Scott Alexander’s A Guide To Asking Robots To Design Stained Glass Windows has some great examples of both the stunning images that OpenAI’s DALL-E-2 system can produce and some of the issues it still has. Some of the problems are fairly straightforward (like text will often come out as well-rendered gibberish) but the most interesting issue he runs into is that DALL-E’s content (what the image represents) isn’t orthogonal to the style (or medium). Mention a raven in the query and you’ll get an image that’s all goth and edgy. Ask for “hot air balloon, stained glass window” and you’ll get something that looks like someone’s first project in a continuing education art class. And if your content strays too far from what you typically see in stained glass windows you’ll instead get an image that happens to have a stained glass window in the background.
He concludes:
DALL-E is clearly capable of incredible work. That having been said, I mostly couldn’t access it. Although it can make stunning stained glass of traditional stained-glass subjects, trying to get it to do anything at all unusual degrades the style until you end up picking the best of a bad lot and being grateful for it. You can try to recover the style by adding more and more stylistic cues, but it’s really hit-or-miss, and you can never be sure you’ll get two scenes depicted in the same (or even remotely similar) styles, which kind of sinks my plan for a twelve-part window.

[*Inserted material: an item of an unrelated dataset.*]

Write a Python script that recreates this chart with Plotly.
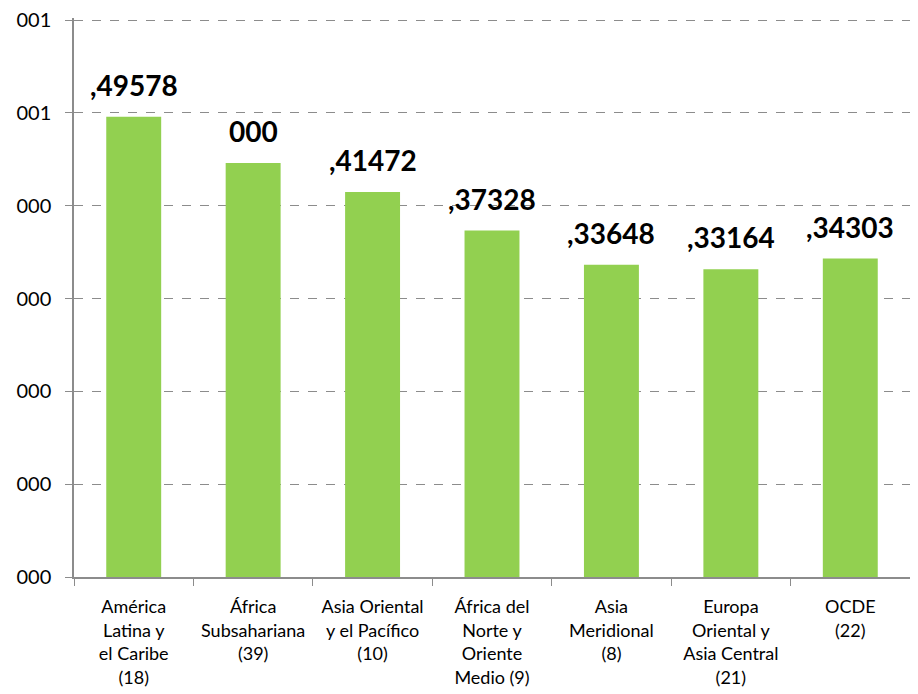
import plotly.graph_objects as go

# Regions (number of countries) and their values
regiones = [
    "América<br>Latina y<br>el Caribe<br>(18)",
    "África<br>Subsahariana<br>(39)",
    "Asia Oriental<br>y el Pacífico<br>(10)",
    "África del<br>Norte y<br>Oriente<br>Medio (9)",
    "Asia<br>Meridional<br>(8)",
    "Europa<br>Oriental y<br>Asia Central<br>(21)",
    "OCDE<br>(22)",
]
valores = [0.49578, 0.446, 0.41472, 0.37328, 0.33648, 0.33164, 0.34303]
etiquetas = [",49578", "000", ",41472", ",37328", ",33648", ",33164", ",34303"]

y_ticks = [0, 0.1, 0.2, 0.3, 0.4, 0.5, 0.6]
y_ticktext = ["000", "000", "000", "000", "000", "001", "001"]

font_family = "Lato, Noto Sans, sans-serif"

fig = go.Figure()
fig.add_trace(go.Bar(
    x=regiones, y=valores,
    marker=dict(color="#92D050", line=dict(width=0)),
    width=0.46,
))

for r, v, t in zip(regiones, valores, etiquetas):
    fig.add_annotation(x=r, y=v, text=f"<b>{t}</b>", showarrow=False,
                       yanchor="bottom", yshift=13,
                       font=dict(size=28, color="black", family=font_family))

# page body adds an 8px offset, so margins compensate for it
fig.update_layout(
    width=918, height=694,
    margin=dict(l=66, r=16, t=10, b=125),
    plot_bgcolor="white", paper_bgcolor="white",
    showlegend=False,
    font=dict(family=font_family, size=18, color="black"),
)
fig.update_yaxes(
    range=[0, 0.6022], tickvals=y_ticks, ticktext=y_ticktext,
    showgrid=True, gridcolor="#8c8c8c", griddash="dash", gridwidth=1,
    showline=True, linecolor="#8c8c8c", linewidth=1.5,
    ticks="outside", ticklen=7, tickcolor="#8c8c8c",
    tickfont=dict(size=20), zeroline=False, automargin=False,
    ticklabelstandoff=10, ticklabeloverflow="allow",
)
fig.update_xaxes(
    showline=True, linecolor="#8c8c8c", linewidth=1.5,
    ticks="outside", ticklen=7, tickcolor="#8c8c8c", tickson="boundaries",
    tickfont=dict(size=18), tickangle=0, automargin=False,
    ticklabelstandoff=13,
)

fig.write_html("out.html")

Honestly this isn’t too surprising. DALL-E-2’s uses a subsystem called CLIP, which was trained to predict whether or not a sample text string co-occurs with a particular image scraped from about 400 million image-text pairs found on the Internet. Scott would ideally like something that takes an image request like “a stained glass window depicting Charles Darwin studying finches” and produces the requested image (prescriptive text → desired image), but what DALL-E-2 really does is take a sample caption and produce images that are likely to have that caption text (descriptive text → described image). That’s kind of the same task but not quite. In a prescriptive system you really want to be able to specify style and content separately, regardless of any biases in the original training data. But for the prediction task that CLIP is actually trained on that orthogonality would be a disadvantage. (The usefulness of captions for requests will also probably vary across genres, since stock image databases like ShutterStock use captions that are already hand-tuned for search engines with text like “Icebergs under the Northern Lights”, but Flikr captions are more often titles like “Off Into The Sunset”.)
I expect this problem can be at least partially fixed with additional training, especially if OpenAI can get examples that specifically disambiguate content from style (perhaps even from DALL-E-2 usage data itself). In the mean time there’s a whole community endeavor to discover so-called prompt engineering tips and tricks to trick the system to do what you want. (I especially love that you can improve the quality of the resulting image by adding the words “trending on ArtStation” to your query.)